Whose Science Gets Done
The automation of astronomical discovery raises a structural question about the field: when AI determines which anomalies receive human attention, the scientists whose scientific judgment trained the AI system have disproportionate influence over what gets found.
If the anomaly detector is trained primarily by astronomers interested in TDEs, it will find more TDE-related anomalies and fewer anomalies relevant to other phenomena. The training labels reflect the trainees’ scientific priors. This is not a bug in the specific technical sense — the system is doing what it was designed to do — but it is a selection effect with scientific consequences.

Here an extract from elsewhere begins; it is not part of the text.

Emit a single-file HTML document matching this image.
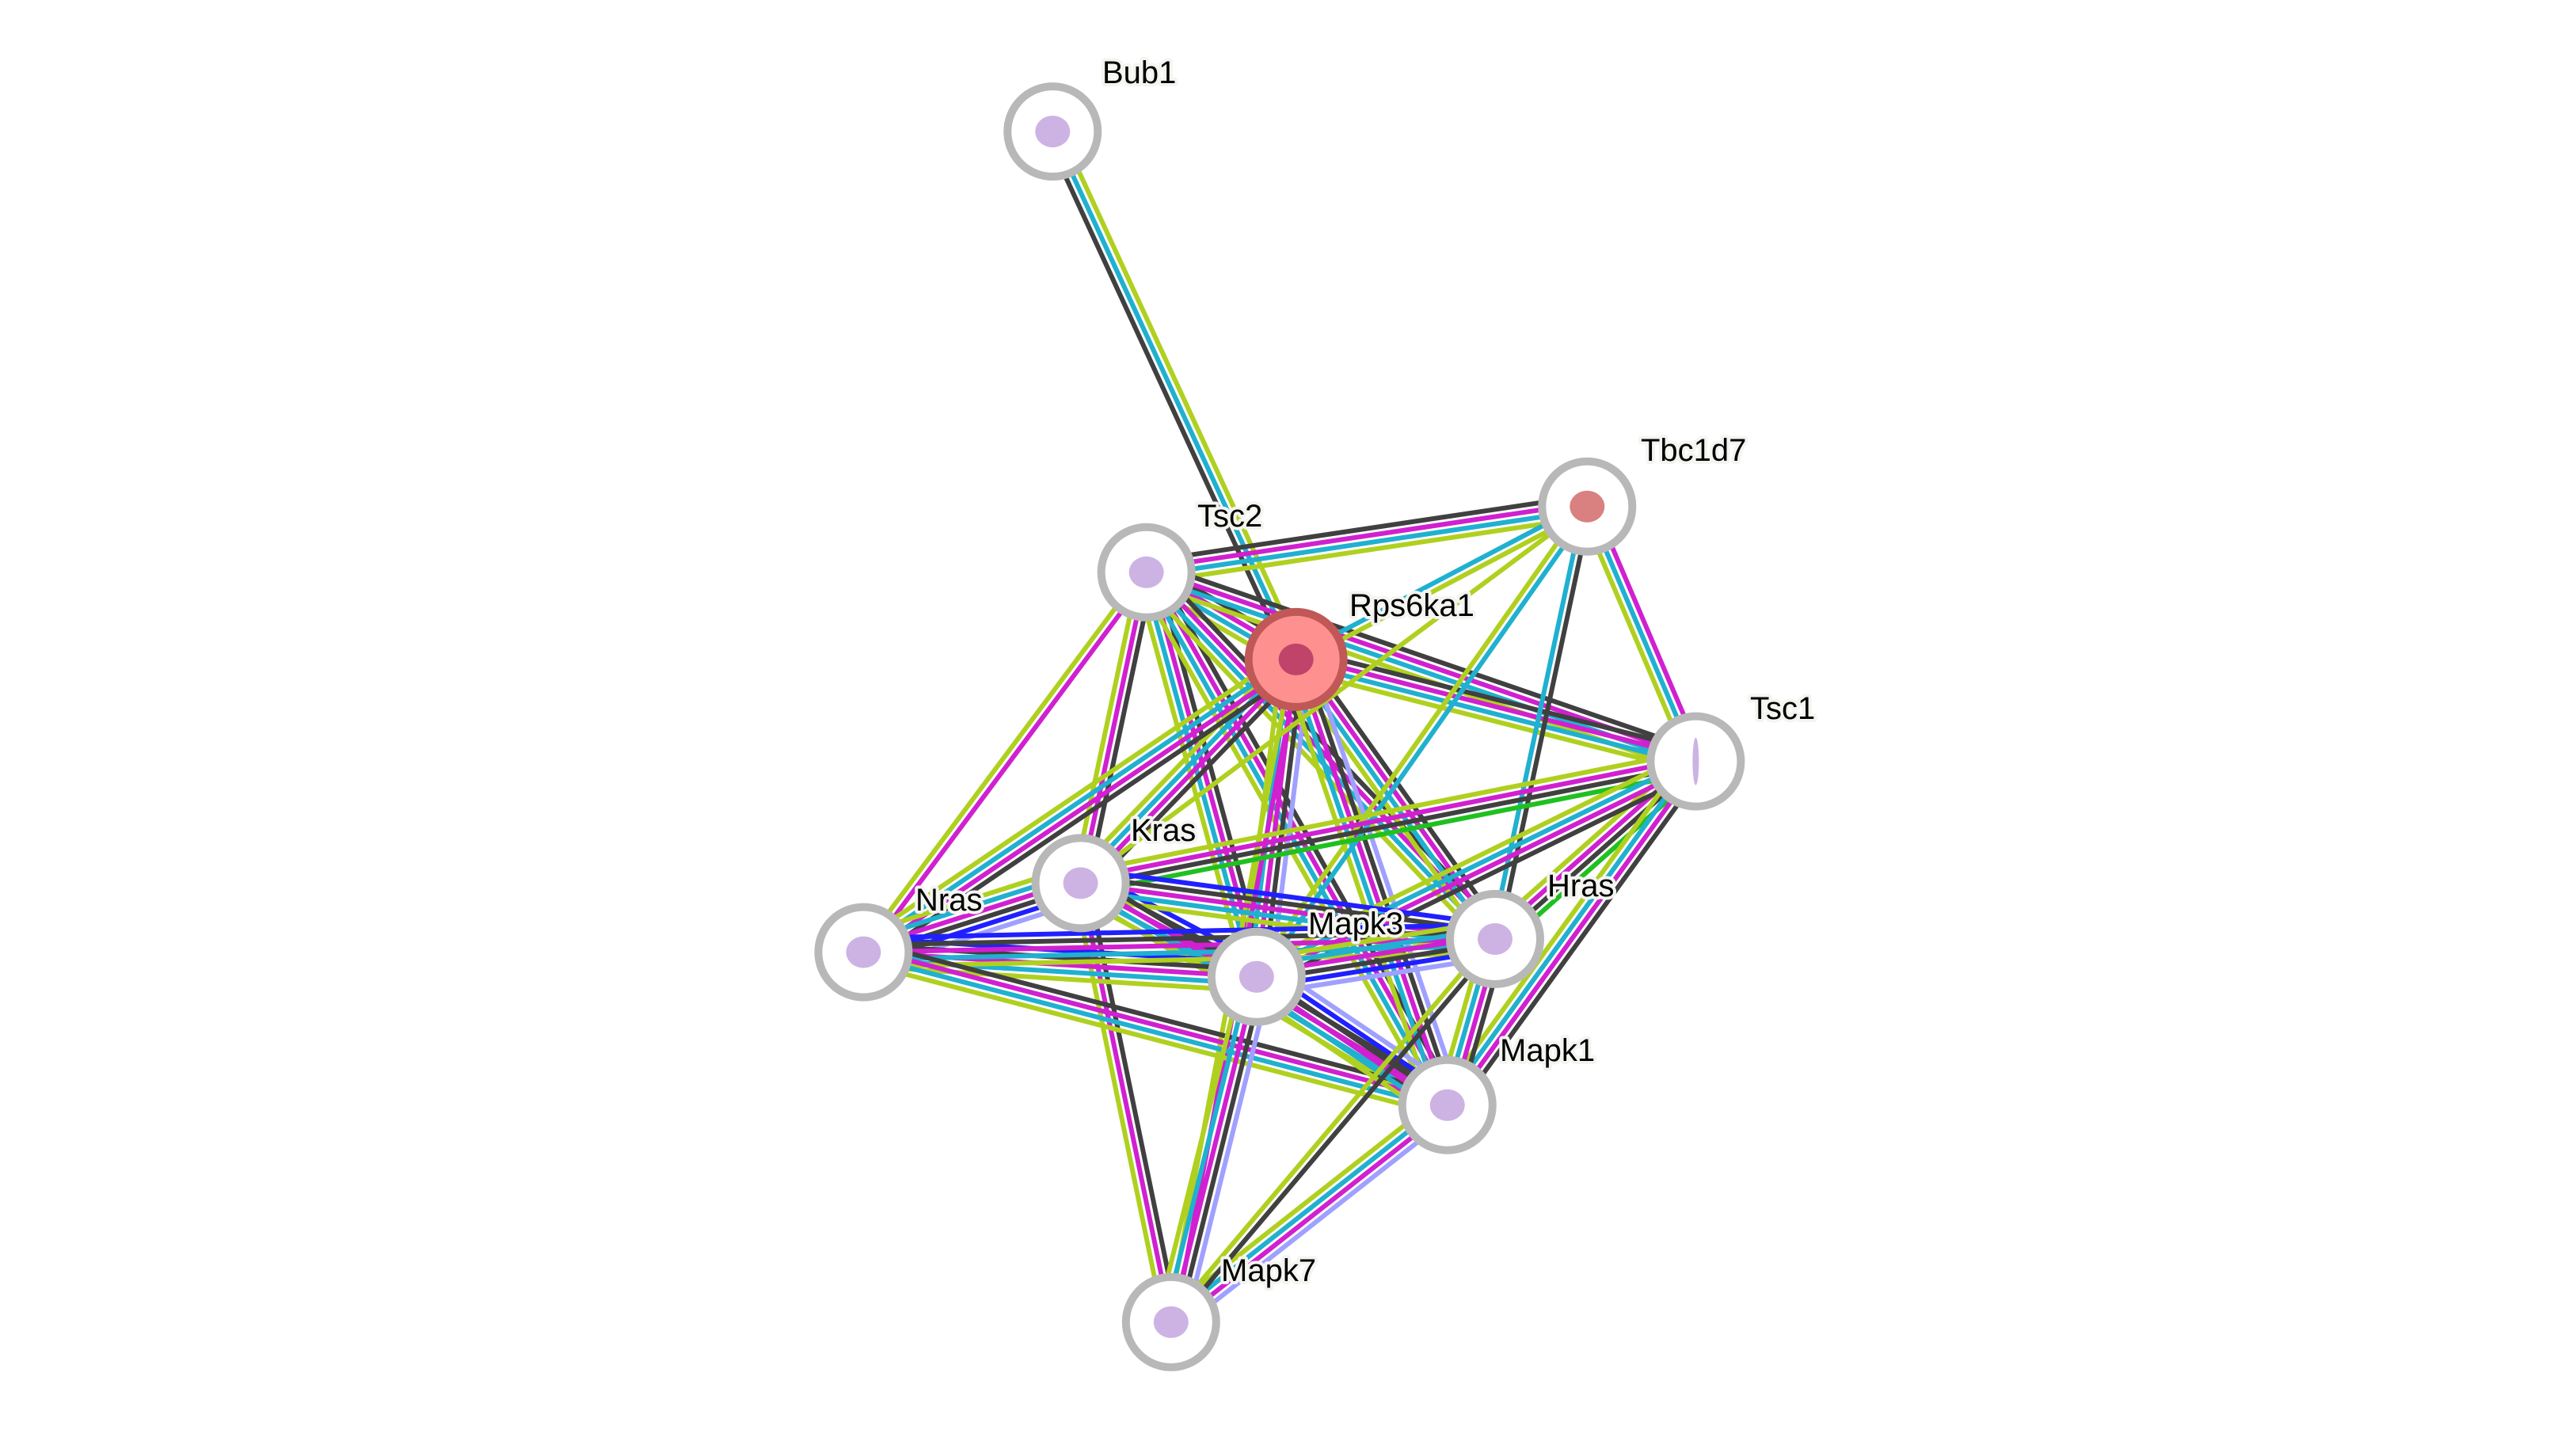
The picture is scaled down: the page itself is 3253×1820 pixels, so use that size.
<!DOCTYPE html>
<html><head><meta charset="utf-8"><style>
html,body{margin:0;padding:0;background:#fff;}
svg{display:block;}
text{font-family:"Liberation Sans",sans-serif;font-size:40px;fill:#000;paint-order:stroke;stroke:#f4f4f0;stroke-width:8px;stroke-linejoin:round;}
</style></head><body>
<svg id="s" width="3253" height="1820" viewBox="0 0 3253 1820" xmlns="http://www.w3.org/2000/svg">
<g id="edges"></g><g id="nodes"></g>
</svg>
<script>
var S=2.077;
var N={
Bub1:[640,80],Tbc1d7:[965,308],Tsc2:[697,348],Rps6ka1:[788,401],Tsc1:[1031,463],
Kras:[657,537],Nras:[525,579],Hras:[909,571],Mapk3:[764,594],Mapk1:[880,672],Mapk7:[712,804]};
var C={k:"#404040",m:"#d020d0",c:"#20b0d0",y:"#b0d020",g:"#20c020",b:"#2020ff",l:"#a0a0ff"};
var E=[
["Bub1","Rps6ka1","ycK"],
["Tsc2","Tbc1d7","kmcy"],["Tsc2","Rps6ka1","kmcy"],["Tsc2","Tsc1","kmcy"],
["Tsc2","Kras","kmy"],["Tsc2","Nras","my"],["Tsc2","Mapk3","kmcy"],["Tsc2","Mapk1","kmcy"],["Tsc2","Hras","kmcy"],
["Rps6ka1","Tbc1d7","cy"],["Rps6ka1","Tsc1","kmcy"],["Rps6ka1","Kras","kmcy"],["Rps6ka1","Nras","kmcy"],
["Rps6ka1","Hras","kmcy"],["Rps6ka1","Mapk3","lkmcy"],["Rps6ka1","Mapk1","lkmcy"],["Rps6ka1","Mapk7","my"],
["Tbc1d7","Tsc1","mcy"],["Tbc1d7","Hras","kc"],["Tbc1d7","Mapk3","cy"],["Tbc1d7","Kras","y"],
["Tsc1","Kras","gkmy"],["Tsc1","Hras","gkmy"],["Tsc1","Mapk3","kmcy"],["Tsc1","Mapk1","kmcy"],
["Kras","Nras","lbkmcy"],["Kras","Mapk3","bkmcy"],["Kras","Hras","bkmcy"],["Kras","Mapk1","kmcy"],["Kras","Mapk7","kmy"],
["Nras","Mapk3","bkmcy"],["Nras","Hras","bkmcy"],["Nras","Mapk1","kmcy"],
["Hras","Mapk3","lbkmcy"],["Hras","Mapk1","kmcy"],["Mapk3","Mapk1","lbkmcy"],["Mapk3","Mapk7","lkmcy"],
["Mapk1","Mapk7","lmcy"],["Hras","Mapk7","ky"]];
var ns="http://www.w3.org/2000/svg",eg=document.getElementById("edges"),ng=document.getElementById("nodes");
E.forEach(function(e){
 var a=N[e[0]],b=N[e[1]],x1=a[0]*S,y1=a[1]*S,x2=b[0]*S,y2=b[1]*S;
 var dx=x2-x1,dy=y2-y1,L=Math.hypot(dx,dy),px=-dy/L,py=dx/L;
 var cs=e[2].toLowerCase().split(""),n=cs.length,sp=9;
 cs.forEach(function(c,i){var o=(i-(n-1)/2)*sp;
  var l=document.createElementNS(ns,"line");
  l.setAttribute("x1",x1+px*o);l.setAttribute("y1",y1+py*o);l.setAttribute("x2",x2+px*o);l.setAttribute("y2",y2+py*o);
  l.setAttribute("stroke",C[c]);l.setAttribute("stroke-width","6");eg.appendChild(l);});
});
var lab={Bub1:[1392,105],Tbc1d7:[2072,582],Tsc2:[1512,665],Rps6ka1:[1704,778],Tsc1:[2210,908],Kras:[1428,1062],Nras:[1156,1150],Hras:[1954,1132],Mapk3:[1652,1180],Mapk1:[1894,1340],Mapk7:[1542,1618]};
for(var k in N){var x=N[k][0]*S,y=N[k][1]*S,red=k=="Rps6ka1";
 var c=document.createElementNS(ns,"circle");c.setAttribute("cx",x);c.setAttribute("cy",y);c.setAttribute("r",red?60:57);
 c.setAttribute("fill",red?"#ff9090":"#fff");c.setAttribute("stroke",red?"#c05858":"#b8b8b8");c.setAttribute("stroke-width","10");ng.appendChild(c);
 var p=document.createElementNS(ns,"ellipse");p.setAttribute("cx",x);p.setAttribute("cy",y);p.setAttribute("rx",k=="Tsc1"?4:22);p.setAttribute("ry",k=="Tsc1"?30:20);
 p.setAttribute("fill",red?"#b03060":(k=="Tbc1d7"?"#d06060":"#c0a0dd"));p.setAttribute("opacity","0.8");ng.appendChild(p);
 var t=document.createElementNS(ns,"text");t.setAttribute("x",lab[k][0]);t.setAttribute("y",lab[k][1]);t.textContent=k;ng.appendChild(t);}
</script>
</body></html>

The field has been aware of this since approximately 2021, and several groups have made deliberate attempts to train anomaly detectors on diverse scientific objectives. Whether the effort is proportionate to the problem is debatable. Astronomy is not unique here — the same concern applies to any field where AI systems prioritize problems for human attention. But astronomy is one of the first fields where it is entirely unavoidable, because the alternative (not automating) produces no science at all.
The telescope that thinks is not thinking independently. It is thinking with the values, priorities, and blind spots of the scientists who trained it. That is not a reason to distrust it. It is a reason to be specific about who did the training, what they wanted to find, and what they might therefore be systematically missing.